Greely v. Currier

Rice, J.

— By provision of § 10, c. 130, R. S., an officer, before serving a writ of replevin is required to take from the plaintiff, or some one in his behalf, a bond to the defendant, with sufficient sureties, in double the value of the goods replevied, conditioned, &c., to be returned with the writ. This bond is provided for the security of the defendant, the taking of which is a condition precedent which must be complied with before a legal service of the writ can be made. It, however, being a provision for the defendant’s benefit, may be waived by him. Or if he choose he may take advantage of defects in the bond by plea in abatement or on motion. Johnson v. Richards, 2 Fairf. 49; Simonds v. Parker, 1 Met. 508. A defect apparent on the record may be taken advantage of as well by motion as by plea in abatement. Chamberlain v. Lake, 36 Maine, 388. But such motion must be made within the time prescribed for filing pleas in abatement. Nickerson v. Nickerson, 36 Maine, 417. The motion in this case was made on the second day of the return term and was therefore in season.

In the case of Smith & al. v. Fuller & al. 18 Wend. 521, and Hawley v. Bates, 19 Wend. 432, cited by counsel *518for plaintiff, the Court held, that a defect appearing upon the face of the bond could be taken advantage of on motion, if seasonably filed. Bonds in those cases, with one surety, when the statute required sureties, were held defective by the Court, but the plaintiffs were permitted to file new bonds within thirty days on payment of costs. -This permission was granted under authority of § 31, p. 527, vol. 2, R. S., of New York. No such authority is conferred by our statutes.

The case of Hicks v. Hull, 11 B. Munroe, 53, in which the Court intimate, that in certain contingencies a new re-plevin bond would be ordered, is founded upon statute provisions similar to those existing in New York.

Section ll,.o. 130, R. S., provides, that if it shall appear upon the nonsuit of the plaintiff, or upon a-trial or otherwise, that the defendant is entitled to a return of the goods he shall have judgment therefor accordingly.

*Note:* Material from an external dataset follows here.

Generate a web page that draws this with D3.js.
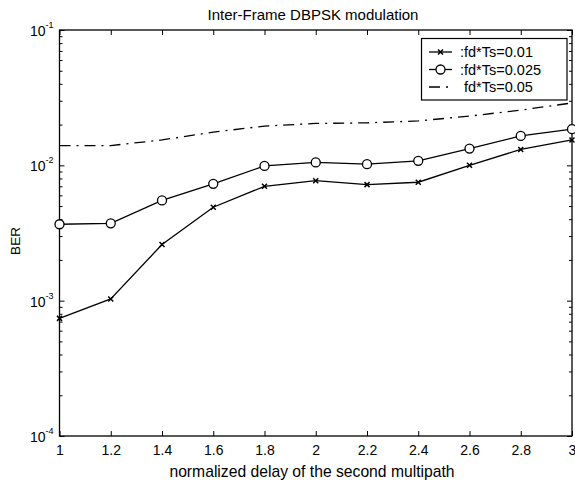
<!DOCTYPE html>
<html>
<head>
<meta charset="utf-8">
<script src="https://cdn.jsdelivr.net/npm/d3@7"></script>
<style>
  html, body { margin: 0; padding: 0; background: #fff; }
  svg { display: block; }
  text { font-family: "Liberation Sans", Arial, sans-serif; fill: #000; }
</style>
</head>
<body>
<svg id="chart" width="575" height="482"></svg>
<script>
// ---- data ----
const delays = [1, 1.2, 1.4, 1.6, 1.8, 2, 2.2, 2.4, 2.6, 2.8, 3];
const berFd001  = [7.4e-4, 1.03e-3, 2.6e-3, 4.9e-3, 7.0e-3, 7.7e-3, 7.2e-3, 7.5e-3, 1.0e-2, 1.31e-2, 1.54e-2];
const berFd0025 = [3.67e-3, 3.73e-3, 5.5e-3, 7.3e-3, 9.9e-3, 1.05e-2, 1.02e-2, 1.08e-2, 1.33e-2, 1.65e-2, 1.85e-2];
const berFd005  = [1.40e-2, 1.40e-2, 1.54e-2, 1.76e-2, 1.95e-2, 2.04e-2, 2.06e-2, 2.13e-2, 2.31e-2, 2.56e-2, 2.89e-2];
const seriesNames = [":fd*Ts=0.01", ":fd*Ts=0.025", "fd*Ts=0.05"];
const xTickValues = [1, 1.2, 1.4, 1.6, 1.8, 2, 2.2, 2.4, 2.6, 2.8, 3];
const xTickLabels = ["1", "1.2", "1.4", "1.6", "1.8", "2", "2.2", "2.4", "2.6", "2.8", "3"];
const yTickValues = [1e-4, 1e-3, 1e-2, 1e-1];
const yTickExponents = ["-4", "-3", "-2", "-1"];
const titleText = "Inter-Frame DBPSK modulation";
const xLabelText = "normalized delay of the second multipath";
const yLabelText = "BER";

// ---- layout ----
const L = 59.5, R = 572, T = 30, B = 436;
const svg = d3.select("#chart");
const x = d3.scaleLinear().domain([1, 3]).range([L, R]);
const y = d3.scaleLog().domain([1e-4, 1e-1]).range([B, T]);

// minor log ticks
const minorY = [];
[1e-4, 1e-3, 1e-2].forEach(d => { for (let k = 2; k <= 9; k++) minorY.push(d * k); });

// bottom axis
const gx = svg.append("g").attr("transform", `translate(0,${B})`)
  .call(d3.axisBottom(x).tickValues(xTickValues)
    .tickFormat((d, i) => xTickLabels[i]).tickSizeInner(-5).tickSizeOuter(0).tickPadding(9));
gx.select(".domain").remove();
gx.selectAll("text").attr("fill", "#000").style("font-size", "14px").attr("y", 0).attr("dy", 0)
  .attr("transform", "translate(0,19)");
// top axis ticks
const gxt = svg.append("g").attr("transform", `translate(0,${T})`)
  .call(d3.axisTop(x).tickValues(xTickValues).tickFormat("").tickSizeInner(-5).tickSizeOuter(0));
gxt.select(".domain").remove();

// left axis
const gy = svg.append("g").attr("transform", `translate(${L},0)`)
  .call(d3.axisLeft(y).tickValues(yTickValues).tickFormat(() => "").tickSizeInner(-5).tickSizeOuter(0));
gy.select(".domain").remove();
gy.selectAll(".tick text").remove();
gy.selectAll(".tick").each(function(d, i) {
  const t = d3.select(this).append("text")
    .attr("x", -6).attr("y", 5.5).attr("text-anchor", "end").attr("fill", "#000")
    .style("font-size", "14px");
  t.append("tspan").text("10");
  t.append("tspan").attr("dy", "-8").style("font-size", "9px").text(yTickExponents[i]);
});
const gym = svg.append("g").attr("transform", `translate(${L},0)`)
  .call(d3.axisLeft(y).tickValues(minorY).tickFormat("").tickSizeInner(-3).tickSizeOuter(0));
gym.select(".domain").remove();

// right axis ticks
const gyr = svg.append("g").attr("transform", `translate(${R},0)`)
  .call(d3.axisRight(y).tickValues(yTickValues).tickFormat("").tickSizeInner(-5).tickSizeOuter(0));
gyr.select(".domain").remove();
const gyrm = svg.append("g").attr("transform", `translate(${R},0)`)
  .call(d3.axisRight(y).tickValues(minorY).tickFormat("").tickSizeInner(-3).tickSizeOuter(0));
gyrm.select(".domain").remove();

svg.selectAll(".tick line").attr("stroke", "#000").attr("stroke-width", 1);

// frame
svg.append("rect").attr("x", L).attr("y", T).attr("width", R - L).attr("height", B - T)
  .attr("fill", "none").attr("stroke", "#000").attr("stroke-width", 1.3);

// lines
const line = d3.line().x((d, i) => x(delays[i])).y(d => y(d));
const sw = 1.3;
svg.append("path").datum(berFd005).attr("d", line).attr("fill", "none")
  .attr("stroke", "#000").attr("stroke-width", sw).attr("stroke-dasharray", "11,6,2,6");
svg.append("path").datum(berFd0025).attr("d", line).attr("fill", "none")
  .attr("stroke", "#000").attr("stroke-width", sw);
svg.append("path").datum(berFd001).attr("d", line).attr("fill", "none")
  .attr("stroke", "#000").attr("stroke-width", sw);

// circle markers
svg.append("g").selectAll("circle").data(berFd0025).join("circle")
  .attr("cx", (d, i) => x(delays[i])).attr("cy", d => y(d)).attr("r", 4.5)
  .attr("fill", "#fff").attr("stroke", "#000").attr("stroke-width", 1.3);
// x markers
const xm = 2.5;
const crossPath = (cx, cy) => `M${cx - xm},${cy - xm}L${cx + xm},${cy + xm}M${cx - xm},${cy + xm}L${cx + xm},${cy - xm}`;
svg.append("g").selectAll("path").data(berFd001).join("path")
  .attr("d", (d, i) => crossPath(x(delays[i]), y(d)))
  .attr("stroke", "#000").attr("stroke-width", 1.5);

// legend
const lg = svg.append("g");
lg.append("rect").attr("x", 421.5).attr("y", 38.5).attr("width", 145.5).attr("height", 61.5)
  .attr("fill", "#fff").attr("stroke", "#000").attr("stroke-width", 1.2);
const rows = [52, 69.5, 87];
const lx1 = 429, lx2 = 452, lmx = 440.5;
lg.append("line").attr("x1", lx1).attr("x2", lx2).attr("y1", rows[0]).attr("y2", rows[0])
  .attr("stroke", "#000").attr("stroke-width", sw);
lg.append("path").attr("d", crossPath(lmx, rows[0])).attr("stroke", "#000").attr("stroke-width", 1.5);
lg.append("line").attr("x1", lx1).attr("x2", lx2).attr("y1", rows[1]).attr("y2", rows[1])
  .attr("stroke", "#000").attr("stroke-width", sw);
lg.append("circle").attr("cx", lmx).attr("cy", rows[1]).attr("r", 4.5)
  .attr("fill", "#fff").attr("stroke", "#000").attr("stroke-width", 1.3);
lg.append("line").attr("x1", lx1).attr("x2", lx2).attr("y1", rows[2]).attr("y2", rows[2])
  .attr("stroke", "#000").attr("stroke-width", sw).attr("stroke-dasharray", "11,6,2,6");
seriesNames.forEach((s, i) => {
  lg.append("text").attr("x", i === 2 ? 464 : 460).attr("y", rows[i] + 5).attr("fill", "#000")
    .style("font-size", "14.5px").text(s);
});

// title and labels
svg.append("text").attr("x", 313).attr("y", 20).attr("text-anchor", "middle").attr("fill", "#000")
  .style("font-size", "15px").text(titleText);
svg.append("text").attr("x", 312).attr("y", 477).attr("text-anchor", "middle").attr("fill", "#000")
  .style("font-size", "15.7px").text(xLabelText);
svg.append("text").attr("transform", "translate(20,241) rotate(-90)").attr("text-anchor", "middle")
  .attr("fill", "#000").style("font-size", "13.5px").text(yLabelText);
</script>
</body>
</html>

How shall it be made to appear ?” Clearly not by the production of testimony, when the plaintiff is out of Court. That would authorize a party to try a question of fact before the Court, without a writ and without a bond, which the defendant has a right to have tried by a jury, after a sufficient bond has been filed and legal service made of the writ. It did appear from this fact, that the property had been taken without legal authority, and that the defendant was entitled to a return. This want of authority being apparent on the record, and being properly and seasonably brought before the Court and insisted upon, was conclusive as well upon the Court as the plaintiff. The admission of the testimony offered would have been wholly unauthorized. Exceptions overruled, and

Judgment affirmed.

Tenney, J., was not present at the hearing and took no part in the opinion.